Expats heading to Prague urged to avoid dodgy landlords

Expats heading to Prague urged to avoid dodgy landlords

Expat entrepreneurs heading for Prague need to watch out for dodgy landlords and their sneaky tricks.

Even for those who never sign anything without examining the small print with a magnifying glass, Prague landlords need close surveillance! Stories of locals as well as expats being scammed by lowlife landlords are part of Prague’s legends, with newcomers especially warned to take great care before signing on.

One of the worst and definitely dirtiest scams perpetrated on unsuspecting expats is the presentation of a totally unfair rental contract, especially if the document is a translation from Czech to English. The only way to ensure that what you’re reading is a true translation from the original is to have a bilingual friend or trustworthy lawyer check it out. One very important right prevents landlords from evicting their tenants if and when it suits them, as the contract must either come to its stated end or three months’ written notice to leave must be given.

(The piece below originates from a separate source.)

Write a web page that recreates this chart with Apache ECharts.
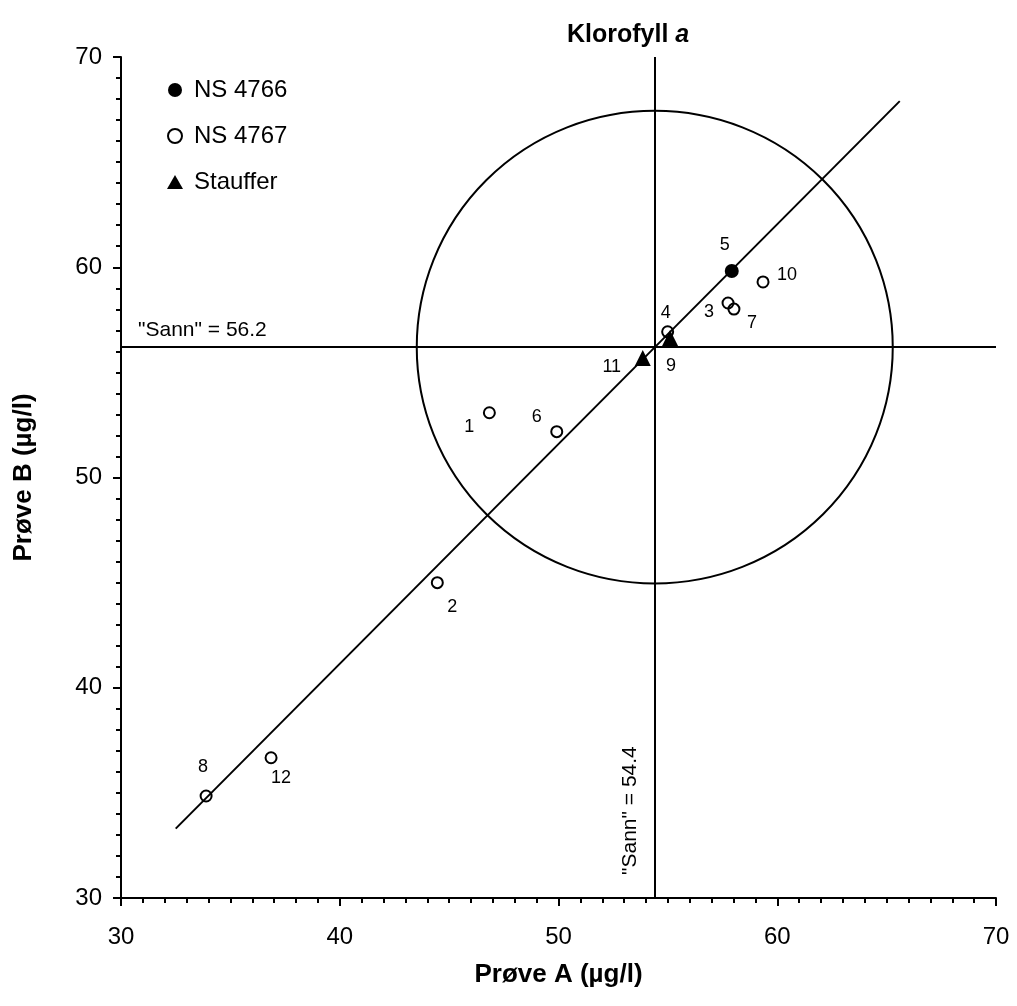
<!DOCTYPE html>
<html>
<head>
<meta charset="utf-8">
<script src="https://cdn.jsdelivr.net/npm/echarts@6/dist/echarts.min.js"></script>
<style>
  html, body { margin: 0; padding: 0; background: #fff; }
  #chart { width: 1017px; height: 1006px; }
</style>
</head>
<body>
<div id="chart"></div>
<script>
// laboratory results, sample A vs sample B (µg/l)
let ptId = ['1', '2', '3', '4', '5', '6', '7', '8', '9', '10', '11', '12'];
let proveA = [46.84, 44.46, 57.75, 54.99, 57.92, 49.92, 58.02, 33.89, 55.10, 59.35, 53.85, 36.86];
let proveB = [53.08, 45.00, 58.30, 56.93, 59.82, 52.18, 58.01, 34.85, 56.64, 59.30, 55.68, 36.67];
let ptMethod = ['NS 4767', 'NS 4767', 'NS 4767', 'NS 4767', 'NS 4766', 'NS 4767',
  'NS 4767', 'NS 4767', 'Stauffer', 'NS 4767', 'Stauffer', 'NS 4767'];
let methods = ['NS 4766', 'NS 4767', 'Stauffer'];

// "true" values and 20 % circle
let sannA = 54.4, sannB = 56.2;
let circleRadius = [10.88, 11.24];

// reference line end points
let fitA = [32.5, 65.6];
let fitB = [33.3, 67.9];

let font = 'Liberation Sans, Arial, sans-serif';

// where each number label sits next to its symbol
let labelOffset = {
  '1': [-20, 14], '2': [15, 24], '3': [-19, 9], '4': [-2, -19],
  '5': [-7, -26], '6': [-20, -15], '7': [18, 14], '8': [-3, -29],
  '9': [1, 28], '10': [24, -7], '11': [-31, 9], '12': [10, 20]
};

let symbolStyle = {
  'NS 4766': { symbol: 'circle', symbolSize: 14, itemStyle: { color: '#000', opacity: 1 } },
  'NS 4767': { symbol: 'circle', symbolSize: 11,
    itemStyle: { color: 'rgba(0,0,0,0)', borderColor: '#000', borderWidth: 2, opacity: 1 } },
  'Stauffer': { symbol: 'triangle', symbolSize: 16, itemStyle: { color: '#000', opacity: 1 } }
};

function pointsFor(method) {
  let out = [];
  for (let i = 0; i < ptId.length; i++) {
    if (ptMethod[i] != method) continue;
    out.push({
      value: [proveA[i], proveB[i], ptId[i]],
      label: { offset: labelOffset[ptId[i]] }
    });
  }
  return out;
}

let chart = echarts.init(document.getElementById('chart'), null, { renderer: 'canvas' });

let scatterSeries = methods.map(function(m) {
  return {
    type: 'scatter',
    name: m,
    symbol: symbolStyle[m].symbol,
    symbolSize: symbolStyle[m].symbolSize,
    itemStyle: symbolStyle[m].itemStyle,
    z: 5,
    data: pointsFor(m),
    label: {
      show: true,
      position: 'inside',
      color: '#000',
      fontFamily: font,
      fontSize: 18,
      formatter: function(p) { return p.value[2]; }
    },
    emphasis: { disabled: true }
  };
});

let axisCommon = {
  min: 30,
  max: 70,
  interval: 10,
  axisLine: { onZero: false, lineStyle: { color: '#000', width: 2 } },
  axisTick: { inside: false, length: 8, lineStyle: { color: '#000', width: 2 } },
  minorTick: { show: true, splitNumber: 10, length: 5, lineStyle: { color: '#000', width: 2 } },
  splitLine: { show: false },
  axisLabel: { color: '#000', fontFamily: font, fontSize: 24 },
  nameLocation: 'middle',
  nameTextStyle: { color: '#000', fontFamily: font, fontSize: 26, fontWeight: 'bold' }
};

let option = {
  animation: false,
  backgroundColor: '#fff',
  title: {
    text: '{b|Klorofyll }{i|a}',
    left: 562,
    top: 18,
    textStyle: {
      rich: {
        b: { fontFamily: font, fontSize: 25, fontWeight: 'bold', color: '#000' },
        i: { fontFamily: font, fontSize: 25, fontWeight: 'bold', fontStyle: 'italic', color: '#000' }
      }
    }
  },
  legend: {
    orient: 'vertical',
    left: 167,
    top: 78,
    padding: 0,
    itemWidth: 16,
    itemHeight: 14,
    itemGap: 22,
    data: methods,
    textStyle: { color: '#000', fontFamily: font, fontSize: 24, lineHeight: 24, padding: [0, 0, 0, 6] }
  },
  grid: { left: 121, right: 21, top: 57, bottom: 108 },
  xAxis: Object.assign({}, axisCommon, {
    type: 'value',
    name: 'Prøve A (µg/l)',
    nameGap: 64,
    axisLabel: Object.assign({}, axisCommon.axisLabel, { margin: 27 })
  }),
  yAxis: Object.assign({}, axisCommon, {
    type: 'value',
    name: 'Prøve B (µg/l)',
    nameGap: 84,
    axisLabel: Object.assign({}, axisCommon.axisLabel, { margin: 19 })
  }),
  series: [{
      type: 'custom',
      name: 'sirkel',
      silent: true,
      data: [[sannA, sannB, circleRadius[0], circleRadius[1]]],
      encode: { x: 0, y: 1 },
      renderItem: function(params, api) {
        let c = api.coord([api.value(0), api.value(1)]);
        let s = api.size([api.value(2), api.value(3)]);
        return {
          type: 'circle',
          x: c[0],
          y: c[1],
          scaleY: s[1] / s[0],
          shape: { cx: 0, cy: 0, r: s[0] },
          style: { fill: 'none', stroke: '#000', lineWidth: 2 }
        };
      }
    },
    {
      type: 'line',
      name: 'linje',
      silent: true,
      symbol: 'none',
      lineStyle: { color: '#000', width: 2 },
      data: [[fitA[0], fitB[0]], [fitA[1], fitB[1]]],
      markLine: {
        silent: true,
        symbol: 'none',
        animation: false,
        lineStyle: { color: '#000', width: 2, type: 'solid' },
        label: { color: '#000', fontFamily: font, fontSize: 21 },
        data: [{
            yAxis: sannB,
            label: {
              position: 'insideStartTop',
              distance: [17, 6],
              formatter: '"Sann" = ' + sannB
            }
          },
          {
            xAxis: sannA,
            label: {
              position: 'insideStartTop',
              distance: [23, 14],
              formatter: '"Sann" = ' + sannA
            }
          }
        ]
      }
    }
  ].concat(scatterSeries)
};

chart.setOption(option);
</script>
</body>
</html>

Other well-known scams include overcharging for electricity and other necessary utilities, simply by insisting payment is made directly to the landlord. The way around this common trick is to insist all utilities are in your name and the bills are sent to your address. Another scam is failing to return your deposit when your rental contract ends, using excuses such as damage to contents. Getting around this is straightforward in that detailed photos of your accommodation can be taken and stored on your smartphone, thus proving any problems were there at the time of renting. Normal wear and tear is not your liability.

Raising your rent over and above the permitted amount is another popular trick used by dodgy landlords, all of whom assume expat tenants have no idea about the republic’s laws. Rental charges cannot be raised by more than 20 per cent over a period of three years, and any new charges only take effect three months after they’ve been announced.